Teaching and Learning Strategies
A blend of lectures and seminars. The seminars will include activities that engage the students in group work and cooperative learning. Student participation in class debates and discussions will feature, for instance students will read prescribed materials before class and class discussion will be based on the topics in the assigned readings. Learners will experience a flexible approach to teaching and learning, facilitate by experts in the field.
Q: What do I need to include in my application
A: All applicants must submit i) an up-to-date CV; ii) a true copy of the transcripts for your primary degree; and iii) two academic reference (e.g. from lecturers/professors who have taught you). In addition, applicants to the full-time route to M.Ed. must submit a description of the area of research interest (template available HERE). Students who have not studied their primary degree through the medium of English must also submit a certificate of competence in English (accepted certificates are available HERE).
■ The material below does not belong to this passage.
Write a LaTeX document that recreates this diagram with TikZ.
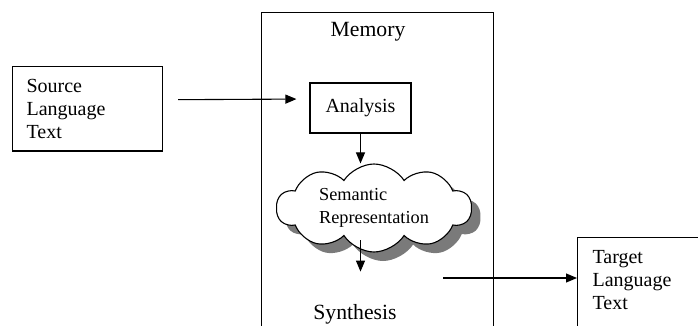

Q: Does this strand qualify me to be a teacher?
A: No. The Language Education strands on the M.Ed. is an academic programme designed to advance students' knowledge and practice in the area of language and language education. As such, it is not designed to qualify students as language teachers. Completing the M.Ed. (Language Education) may, however, advance graduates' employment and advancement opportunities.
Q: When will classes take place?
A: The timetable for the 2019/20 academic year is available HERE and this provides an indication of the contact hours.
Q: Where can I find information on the fees for the strand?
A: You will find information on the fees structure for the M.Ed. on the Academic Registry website.
Q: Who are the staff working on the strand?
A: The taught components of the strand are delivered mainly by 3 full-time members of the School of Education staff: Dr Ann Devitt, Dr Noel Ó Murchadha and Dr Erika Piazzoli. Combined, the lecturers on the strand cover a broad range of areas of expertise within language and language education.